The use of those adjectives (such as “acceptable”, “meaningful”, “potent”, or “safe”) more commonly present in industry-authored reports than in non-industry-authored reports could suggest that industry-authored reports tend to focus on the positive aspects of the health intervention being evaluated. However, the differences in adjective use could also reflect variations in the types of trials conducted by industry and academic or governmental institutions. Industry studies tend to focus on drugs or devices, while non-industry work is likely to be more inclusive of other types of heath interventions. By controlling for journal, we adjusted partially for potential differences in the studies.

We used the affiliation of the authors to classify publications as industry-authored and non-industry-authored. Even if one author out of many was from industry, the paper was classified as industry-authored. Although this approach could seem extreme, it has also been recommended by others [16]. It might seem preferable to look at the source of funding instead of the author affiliation; however, this approach too has its shortcomings. Funding mechanisms are complex, some journals do not report funding sources, full reporting of all sources of financial support is not complete, and there are different levels of support, from unrestricted educational grants to support that includes input of the manufacturers into trial designs, conduct of the analysis and publication [16, 17]. We assessed how many of the abstracts in which the full manuscript reported support from industry were classified as being non-industry in origin. We found that 16 % of those papers with industry support were classified as being from non-industry.

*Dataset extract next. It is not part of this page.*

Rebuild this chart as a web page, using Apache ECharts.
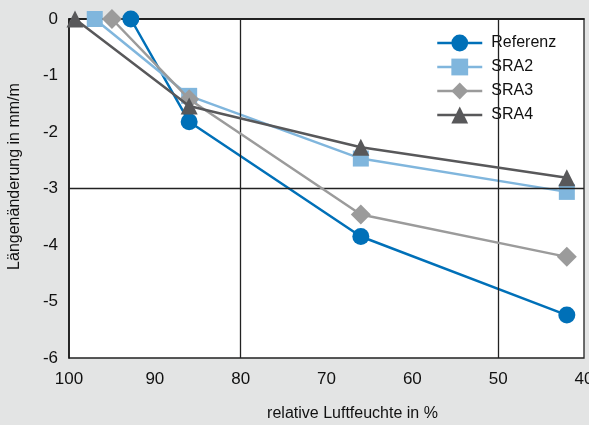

It is difficult to predict the direction of bias related to any potential misclassification because of the shortcomings listed above, but in the worst-case scenario, it would lead to an underestimation of the relative measure and consequently to a smaller set of adjectives because of loss of power.

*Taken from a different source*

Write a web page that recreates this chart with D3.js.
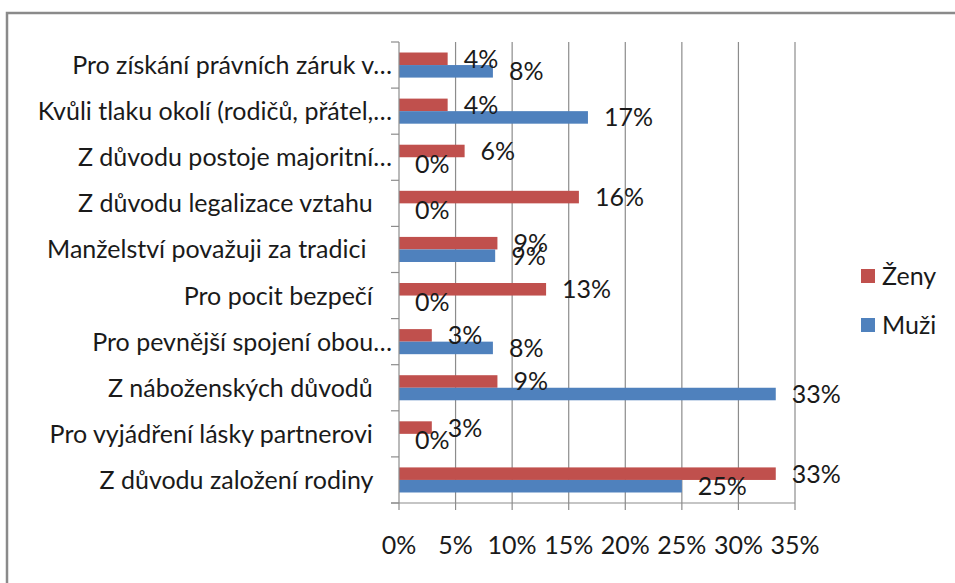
<!DOCTYPE html>
<html>
<head>
<meta charset="utf-8">
<script src="https://cdn.jsdelivr.net/npm/d3@7"></script>
<style>
  body { margin: 0; background: #fff; }
  text { font-family: Lato, "Open Sans", sans-serif; fill: #1a1a1a; }
</style>
</head>
<body>
<div id="chart"></div>
<script>
var width = 955;
var height = 583;

// categories top to bottom (trailing spaces kept as in the original labels)
var categories = [
  "Pro získání právních záruk v…",
  "Kvůli tlaku okolí (rodičů, přátel,…",
  "Z důvodu postoje majoritní…",
  "Z důvodu legalizace vztahu   ",
  "Manželství považuji za tradici    ",
  "Pro pocit bezpečí   ",
  "Pro pevnější spojení obou…",
  "Z náboženských důvodů   ",
  "Pro vyjádření lásky partnerovi   ",
  "Z důvodu založení rodiny   "
];
var series = ["Ženy", "Muži"];
var zeny = [4.3, 4.3, 5.8, 15.9, 8.7, 13.0, 2.9, 8.7, 2.9, 33.3];
var muzi = [8.3, 16.7, 0, 0, 8.5, 0, 8.3, 33.3, 0, 25.0];
var xTicks = [0, 5, 10, 15, 20, 25, 30, 35];
var colors = ["#C0504D", "#4F81BD"];

var plot = { left: 399, right: 795, top: 42, bottom: 503 };
var fontSize = "25px";

const svg = d3
  .select("#chart")
  .append("svg")
  .attr("width", width)
  .attr("height", height);

// outer chart border (only top and left are in frame)
svg
  .append("rect")
  .attr("x", 7)
  .attr("y", 13)
  .attr("width", 1000)
  .attr("height", 700)
  .attr("fill", "none")
  .attr("stroke", "#8a8a8a")
  .attr("stroke-width", 2.5);

const xScale = d3.scaleLinear().domain([0, 35]).range([plot.left, plot.right]);

const yScale = d3
  .scaleBand()
  .domain(categories)
  .range([plot.top, plot.bottom])
  .paddingInner(0.456)
  .paddingOuter(0.228);

const ySub = d3.scaleBand().domain(series).range([0, yScale.bandwidth()]);

// vertical gridlines
svg
  .append("g")
  .selectAll("line")
  .data(xTicks.slice(1))
  .enter()
  .append("line")
  .attr("x1", (d) => xScale(d))
  .attr("x2", (d) => xScale(d))
  .attr("y1", plot.top)
  .attr("y2", plot.bottom)
  .attr("stroke", "#8c8c8c")
  .attr("stroke-width", 1.2);

// bars
var rows = categories.map((c, i) => ({ cat: c, values: [zeny[i], muzi[i]] }));

const groups = svg
  .selectAll(".group")
  .data(rows)
  .enter()
  .append("g")
  .attr("class", "group")
  .attr("transform", (d) => `translate(0,${yScale(d.cat)})`);

groups
  .selectAll("rect")
  .data((d) => d.values.map((v, j) => ({ key: series[j], v: v, j: j })))
  .enter()
  .append("rect")
  .attr("x", xScale(0))
  .attr("y", (d) => ySub(d.key))
  .attr("width", (d) => xScale(d.v) - xScale(0))
  .attr("height", ySub.bandwidth())
  .attr("fill", (d) => colors[d.j]);

// value labels
groups
  .selectAll(".val")
  .data((d) => d.values.map((v, j) => ({ key: series[j], v: v, j: j })))
  .enter()
  .append("text")
  .attr("class", "val")
  .attr("x", (d) => xScale(d.v) + 16)
  .attr("y", (d) => ySub(d.key) + ySub.bandwidth() / 2)
  .attr("dy", "0.36em")
  .style("font-size", fontSize)
  .text((d) => Math.round(d.v) + "%");

// y axis
const yAxis = svg
  .append("g")
  .attr("transform", `translate(${plot.left},0)`);

yAxis
  .append("line")
  .attr("x1", 0)
  .attr("x2", 0)
  .attr("y1", plot.top)
  .attr("y2", plot.bottom)
  .attr("stroke", "#8c8c8c")
  .attr("stroke-width", 1.2);

var step = (plot.bottom - plot.top) / categories.length;
yAxis
  .selectAll(".ytick")
  .data(d3.range(categories.length + 1))
  .enter()
  .append("line")
  .attr("x1", -8)
  .attr("x2", 0)
  .attr("y1", (d) => plot.top + d * step)
  .attr("y2", (d) => plot.top + d * step)
  .attr("stroke", "#8c8c8c")
  .attr("stroke-width", 1.2);

yAxis
  .selectAll(".ylab")
  .data(categories)
  .enter()
  .append("text")
  .attr("x", -7)
  .attr("y", (d) => yScale(d) + yScale.bandwidth() / 2)
  .attr("dy", "0.36em")
  .style("text-anchor", "end")
  .style("white-space", "pre")
  .style("font-size", fontSize)
  .text((d) => d);

// x axis
const xAxis = svg
  .append("g")
  .attr("transform", `translate(0,${plot.bottom})`);

xAxis
  .append("line")
  .attr("x1", plot.left - 8)
  .attr("x2", plot.right)
  .attr("stroke", "#8c8c8c")
  .attr("stroke-width", 1.2);

xAxis
  .selectAll(".xtick")
  .data(xTicks)
  .enter()
  .append("line")
  .attr("x1", (d) => xScale(d))
  .attr("x2", (d) => xScale(d))
  .attr("y1", 0)
  .attr("y2", 7)
  .attr("stroke", "#8c8c8c")
  .attr("stroke-width", 1.2);

xAxis
  .selectAll(".xlab")
  .data(xTicks)
  .enter()
  .append("text")
  .attr("x", (d) => xScale(d))
  .attr("y", 42)
  .attr("dy", "0.36em")
  .style("text-anchor", "middle")
  .style("font-size", fontSize)
  .text((d) => d + "%");

// legend
const legend = svg
  .selectAll(".legend")
  .data(series)
  .enter()
  .append("g")
  .attr("class", "legend")
  .attr("transform", (d, i) => `translate(861,${269 + i * 49})`);

legend
  .append("rect")
  .attr("width", 14)
  .attr("height", 14)
  .attr("fill", (d, i) => colors[i]);

legend
  .append("text")
  .attr("x", 21)
  .attr("y", 7)
  .attr("dy", "0.36em")
  .style("font-size", fontSize)
  .text((d) => d);
</script>
</body>
</html>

The results of this study are based on assessing the abstract instead of the full paper. Many readers just read the abstract of the published article and may be influenced by it, so we argue that it is an important place to look for differences in reporting style. The results of a study that assessed the impact of “spin” on interpretation of cancer trials showed that clinicians’ interpretation was affected by reading the abstracts of the trials [18]. In addition, the study focused on randomized, controlled trials, thus the findings may not apply to other types of study designs.

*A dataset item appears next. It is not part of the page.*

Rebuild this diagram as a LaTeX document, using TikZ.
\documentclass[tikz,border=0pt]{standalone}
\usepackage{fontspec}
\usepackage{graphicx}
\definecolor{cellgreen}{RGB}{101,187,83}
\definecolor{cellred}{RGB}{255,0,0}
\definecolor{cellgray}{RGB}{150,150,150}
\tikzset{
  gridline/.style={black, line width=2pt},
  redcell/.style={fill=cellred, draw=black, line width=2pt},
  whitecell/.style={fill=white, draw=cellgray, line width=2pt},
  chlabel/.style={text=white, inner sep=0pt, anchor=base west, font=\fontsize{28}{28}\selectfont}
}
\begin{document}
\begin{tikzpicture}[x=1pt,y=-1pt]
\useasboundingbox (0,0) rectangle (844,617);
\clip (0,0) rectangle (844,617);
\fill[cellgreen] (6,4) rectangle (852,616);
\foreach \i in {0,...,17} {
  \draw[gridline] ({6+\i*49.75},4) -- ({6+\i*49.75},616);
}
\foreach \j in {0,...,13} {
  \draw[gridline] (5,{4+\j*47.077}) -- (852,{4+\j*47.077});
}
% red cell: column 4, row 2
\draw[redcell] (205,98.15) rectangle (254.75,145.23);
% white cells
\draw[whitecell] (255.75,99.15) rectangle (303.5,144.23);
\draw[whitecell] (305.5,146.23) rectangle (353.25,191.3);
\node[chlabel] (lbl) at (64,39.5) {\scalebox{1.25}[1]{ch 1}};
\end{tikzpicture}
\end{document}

The present study was limited to counting adjectives and assessing the difference in those counts in industry-authored and non-industry-authored reports. Although we have provided some examples to illustrate how they were used, the study ignored the context of the usage. A thematic analysis could allow detection of patterns, and a critical review of the full text of the paper could determine whether the use of the adjectives was indeed appropriate in view of the data or what it is known in the field.

6 Conclusion

We assessed a very large number of abstracts and found differences in how study findings are described by industry-affiliated authors as compared with non-industry-affiliated authors. The language used to describe trial results could affect perceptions of the efficacy or safety of health interventions. Authors should avoid overusing adjectives that could be inaccurate or potentially lead to misperceptions. Editors and peer reviewers should be attentive to the use of adjectives in the abstract (and the manuscript in its entirety) and assess whether their use is appropriate.